I present to you the assumed opener. The assumed opener is how I open about 90% of my approaches, and how I recommend guys do pickup in Japan, especially on the street. The assumed open means you do not explain the context of why you are talking to her unless she brings it up. Instead, you assume your right to communicate with the girl (without explanation), and assume she will respond. After all, opening women on the street (or anyone or anything that piques your interest) is entirely natural, and shouldn’t be considered some otherworldly or momentous occasion which demands explanation. If she feels confused or is a bit dense as to the reason (most won’t be), she can ask you why you’re talking to her, at which point you can enlighten her.

Many guys are familiar with this strategy of vagueness in other areas, such as keeping the relationship status vague until confronted by the dreaded “So what are we?” questions, or pulling girls home with an ambiguous “We’re going to an afterparty” or “Let’s have a drink just up this way. 5 minutes this way.” Yes, we can call this tactic male omission: purposefully leaving out a piece of information until confronted with a direct question about it. And perhaps even then kicking the can further down the road.

 

What advantages does the assumed open carry over both direct and indirect openers? Let’s break them down.

-The assumed open assumes rapport with the girl rather than asking for it

-The assumed open conveys that talking to a stranger in the street is not a big deal. So much so that it needs no explanation, pretense, or context.

-The assumed open doesn’t give away too much validation or unearned, shallow compliments based on physical appearance (as the direct opener often does)

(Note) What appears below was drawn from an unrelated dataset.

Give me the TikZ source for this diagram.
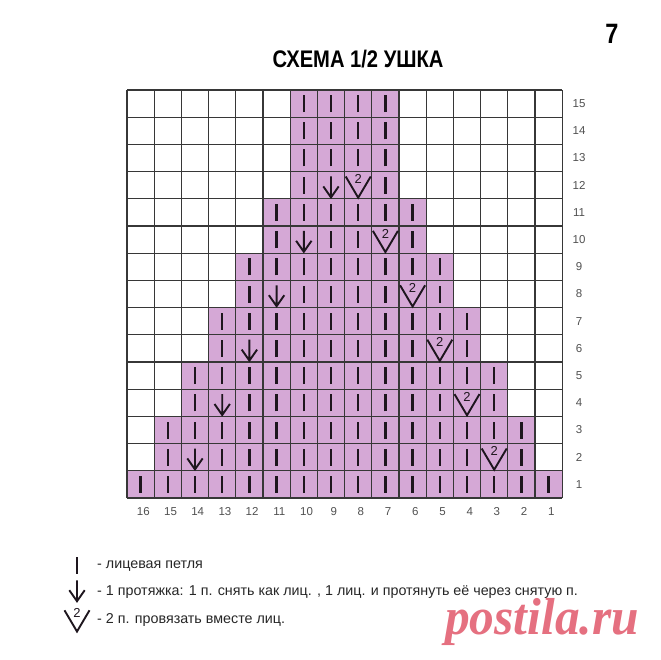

-The assumed open doesn’t mask your intentions behind a false premise (as the indirect opener does)

-The assumed open assumes the girl will open, creating a self-fulfilling prophecy

-The assumed open casually initiates the interaction and sets the vibe of “us talking together” rather than “me vs. you” or “me picking you up”

– in other words, it is communion, not antagonism

-The assumed open leverages the power of ambiguity and leaves her wondering what you actually want, which builds sexual tension

 

Yes, much like Schroedinger’s cat, once something is known, it loses some magic. The dance of seduction is at its most powerful when the woman suspects but does not know for sure if you like her. The assumed opener preserves this magic and leverages it for maximal effect off the open.

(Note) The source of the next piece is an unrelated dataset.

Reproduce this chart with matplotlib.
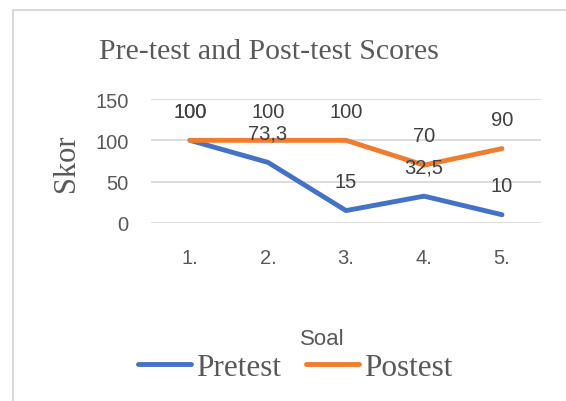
import matplotlib.pyplot as plt
from matplotlib.lines import Line2D

soal = ["1.", "2.", "3.", "4.", "5."]
pretest = [100, 73.3, 15, 32.5, 10]
postest = [100, 100, 100, 70, 90]
series_names = ["Pretest", "Postest"]
colors = ["#4472C4", "#ED7D31"]
text_color = "#595959"
grid_color = "#D9D9D9"


def fmt(v):
    # comma as decimal separator, no trailing ".0"
    s = ("%g" % v)
    return s.replace(".", ",")


fig = plt.figure(figsize=(5.66, 4.02), dpi=100)
ax = fig.add_axes([151 / 566, 178 / 402, 390 / 566, 124 / 402])

x = list(range(1, len(soal) + 1))
for vals, name, col in zip([pretest, postest], series_names, colors):
    ax.plot(x, vals, color=col, lw=3.5, label=name,
            solid_capstyle="round", solid_joinstyle="round", zorder=3)

for vals in [pretest, postest]:
    for xi, v in zip(x, vals):
        ax.annotate(fmt(v), (xi, v), xytext=(0, 21), textcoords="offset points",
                    ha="center", va="center", fontsize=14.5, color="#404040",
                    family="Liberation Sans", zorder=5)

ax.set_xlim(0.5, 5.5)
ax.set_ylim(0, 150)
ax.set_yticks([0, 50, 100, 150])
ax.set_xticks(x)
ax.set_xticklabels(soal)
ax.tick_params(length=0, labelsize=14.5, labelcolor=text_color)
ax.tick_params(axis="y", pad=16)
ax.tick_params(axis="x", pad=18)
for lab in ax.get_xticklabels() + ax.get_yticklabels():
    lab.set_family("Liberation Sans")
ax.grid(axis="y", color=grid_color, lw=1.3, zorder=0)
for sp in ax.spines.values():
    sp.set_visible(False)

fig.text(269 / 566, 1 - 52 / 402, "Pre-test and Post-test Scores", ha="center", va="center",
         fontsize=21.5, family="Liberation Serif", color=text_color)
fig.text(67 / 566, 1 - 163 / 402, "Skor", rotation=90, ha="center", va="center",
         fontsize=22, family="Liberation Serif", color=text_color)
fig.text(322 / 566, 1 - 340 / 402, "Soal", ha="center", va="center",
         fontsize=16, family="Liberation Sans", color=text_color)

leg = fig.legend(loc="center", bbox_to_anchor=(295 / 566, 1 - 368 / 402), ncol=2, frameon=False,
                 prop={"family": "Liberation Serif", "size": 22.5},
                 handlelength=1.7, handletextpad=0.15, columnspacing=0.8)
for t in leg.get_texts():
    t.set_color(text_color)

# light frame on the left and top
fig.add_artist(Line2D([13 / 566, 13 / 566, 1], [0, 1 - 11 / 402, 1 - 11 / 402],
                      color=grid_color, lw=1.5, transform=fig.transFigure))

fig.savefig("out.png", dpi=100)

So what does the assumed opener practically look like? Here are a few simple examples.

-”You’ve got some curious blue shoes there”

-”You seem to be human.”

-”Just finished demolishing a hamburger over in Daikanyama. What are you up to?”

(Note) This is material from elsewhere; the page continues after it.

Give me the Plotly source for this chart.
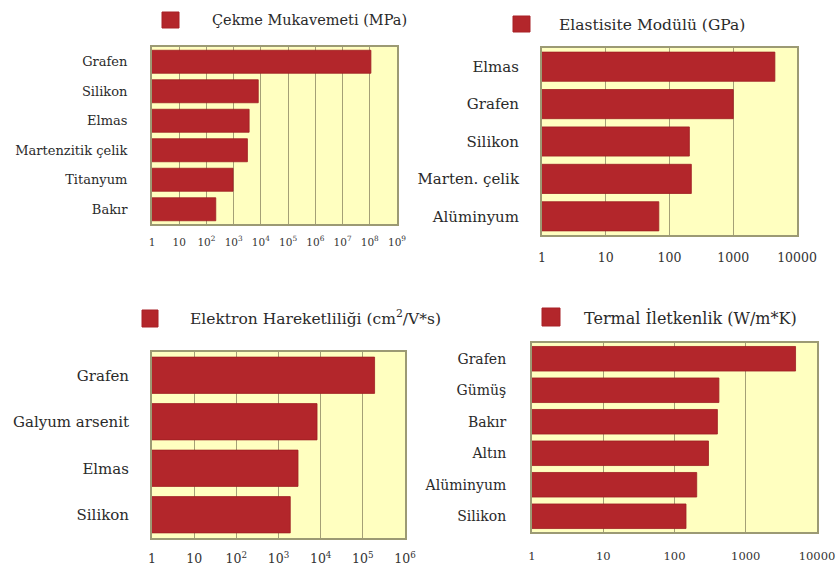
import plotly.graph_objects as go

# --- data -------------------------------------------------------------
tensile_labels = ["Grafen", "Silikon", "Elmas", "Martenzitik çelik", "Titanyum", "Bakır"]
tensile_values = [1.1e8, 8000, 3700, 3200, 950, 220]

modulus_labels = ["Elmas", "Grafen", "Silikon", "Marten. çelik", "Alüminyum"]
modulus_values = [4500, 1000, 205, 220, 68]

mobility_labels = ["Grafen", "Galyum arsenit", "Elmas", "Silikon"]
mobility_values = [1.9e5, 8200, 2900, 1900]

thermal_labels = ["Grafen", "Gümüş", "Bakır", "Altın", "Alüminyum", "Silikon"]
thermal_values = [5000, 420, 400, 300, 205, 145]

titles = [
    "Çekme Mukavemeti (MPa)",
    "Elastisite Modülü (GPa)",
    "Elektron Hareketliliği (cm<sup>2</sup>/V*s)",
    "Termal İletkenlik (W/m*K)",
]

pow_ticks_9 = ["1", "10"] + [f"10<sup>{k}</sup>" for k in range(2, 10)]
pow_ticks_6 = ["1", "10"] + [f"10<sup>{k}</sup>" for k in range(2, 7)]
plain_ticks_4 = ["1", "10", "100", "1000", "10000"]

# --- styling ----------------------------------------------------------
W, H = 836, 574
BAR = "#B3262B"
BG = "#FFFFC0"
GRID = "#A4A076"
FRAME = "#9C9A74"
FONT = "DejaVu Serif"


def px_x(v):
    return v / W


def px_y(v):
    return 1 - v / H


panels = [
    dict(labels=tensile_labels, values=tensile_values, x=(152, 397), y=(47, 224),
         dec=9, ticktext=pow_ticks_9, lsize=13, tsize=10.5, lstand=20, tstand=7),
    dict(labels=modulus_labels, values=modulus_values, x=(542, 797), y=(48, 235),
         dec=4, ticktext=plain_ticks_4, lsize=15, tsize=12.5, lstand=18, tstand=10),
    dict(labels=mobility_labels, values=mobility_values, x=(152, 405), y=(352, 538),
         dec=6, ticktext=pow_ticks_6, lsize=15, tsize=12.5, lstand=18, tstand=8),
    dict(labels=thermal_labels, values=thermal_values, x=(532, 817), y=(343, 532),
         dec=4, ticktext=plain_ticks_4, lsize=14, tsize=11.5, lstand=21, tstand=12),
]

fig = go.Figure()

for i, p in enumerate(panels, start=1):
    sx = "" if i == 1 else str(i)
    fig.add_trace(go.Bar(
        x=p["values"], y=p["labels"], orientation="h",
        marker=dict(color=BAR, line=dict(color="#9E1E22", width=0.8)),
        xaxis="x" + sx, yaxis="y" + sx, showlegend=False,
        hovertemplate="%{y}: %{x}<extra></extra>",
    ))
    x0, x1 = p["x"]
    yt, yb = p["y"]
    fig.update_layout({
        f"xaxis{sx}": dict(
            domain=[px_x(x0), px_x(x1)], anchor="y" + sx, type="log",
            range=[0, p["dec"]], automargin=False,
            tickvals=[10 ** k for k in range(p["dec"] + 1)],
            ticktext=p["ticktext"],
            showgrid=True, gridcolor=GRID, gridwidth=1,
            showline=True, mirror=True, linecolor=FRAME, linewidth=2,
            ticks="outside", ticklen=p["tstand"], tickcolor="rgba(0,0,0,0)",
            tickfont=dict(family=FONT, size=p["tsize"], color="#333333"),
            zeroline=False, fixedrange=True,
        ),
        f"yaxis{sx}": dict(
            domain=[px_y(yb), px_y(yt)], anchor="x" + sx, type="category",
            autorange="reversed", automargin=False,
            showline=True, mirror=True, linecolor=FRAME, linewidth=2,
            showgrid=False,
            ticks="outside", ticklen=p["lstand"], tickcolor="rgba(0,0,0,0)",
            tickfont=dict(family=FONT, size=p["lsize"], color="#2a2a2a"),
            fixedrange=True,
        ),
    })

fig.update_layout(bargap=0.22)

# per-panel legend keys: red square + title text
legend_keys = [
    dict(sq=(162, 12, 179, 28), tx=210, ty=20, size=14.5),
    dict(sq=(513, 16, 530, 32), tx=557, ty=25, size=15.5),
    dict(sq=(142, 310, 158, 327), tx=188, ty=317, size=15.5),
    dict(sq=(542, 308, 560, 326), tx=582, ty=318, size=16),
]
for key, title in zip(legend_keys, titles):
    xa, ya, xb, yb = key["sq"]
    fig.add_shape(type="rect", xref="paper", yref="paper",
                  x0=px_x(xa), x1=px_x(xb), y0=px_y(yb), y1=px_y(ya),
                  fillcolor=BAR, line=dict(color="#A82026", width=1))
    fig.add_annotation(text=title, xref="paper", yref="paper",
                       x=px_x(key["tx"]), y=px_y(key["ty"]),
                       xanchor="left", yanchor="middle", showarrow=False,
                       font=dict(family=FONT, size=key["size"], color="#2a2a2a"))

fig.update_layout(
    width=W, height=H,
    margin=dict(l=0, r=0, t=0, b=0),
    paper_bgcolor="white",
    plot_bgcolor=BG,
    font=dict(family=FONT),
)

fig.write_html("out.html")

Yes, these fall somewhere between a direct compliment or explanation and indirect beating around the bush. You simply just begin talking to the girl. It’s important to note as well that pretty much anything can work – the content doesn’t have to be incredible. In fact, since the language barrier can often be an issue, it helps if the content is rather simple and easy to understand.

The final 10%

So I mentioned that the assumed opener accounts for about 90% of my opens. What about the last 10%? In what cases are indirect or direct openers (as opposed to assumed openers) most effective? If you are spotlighted, blatantly seen, or “clocked” on the approach in no uncertain terms (ie – she is looking directly at you and clearly notices you approaching), you can (but don’t need to) go direct. If you are in a rush on your way somewhere and have a very short time to make a good impression, you can (but don’t need to) go direct (“Hey I just saw you and think you look cute, but I’m in a huge rush right now. Let’s talk next time. What’s your LINE”) and this often works best (especially when your rush is legitimate). On the other hand, indirect can work if something conveniently incidental does pop up and strike you or if you do legitimately need directions somewhere or some sort of assistance. Otherwise, indirect rarely is the best choice. Finally, if you simply cannot fathom approaching at all, forget about this entire discussion and use whatever method gets you talking to girls. Ultimately, techniques and specifics come secondary to concrete action. As always, do whatever leads you to talk to more girls who inspire you.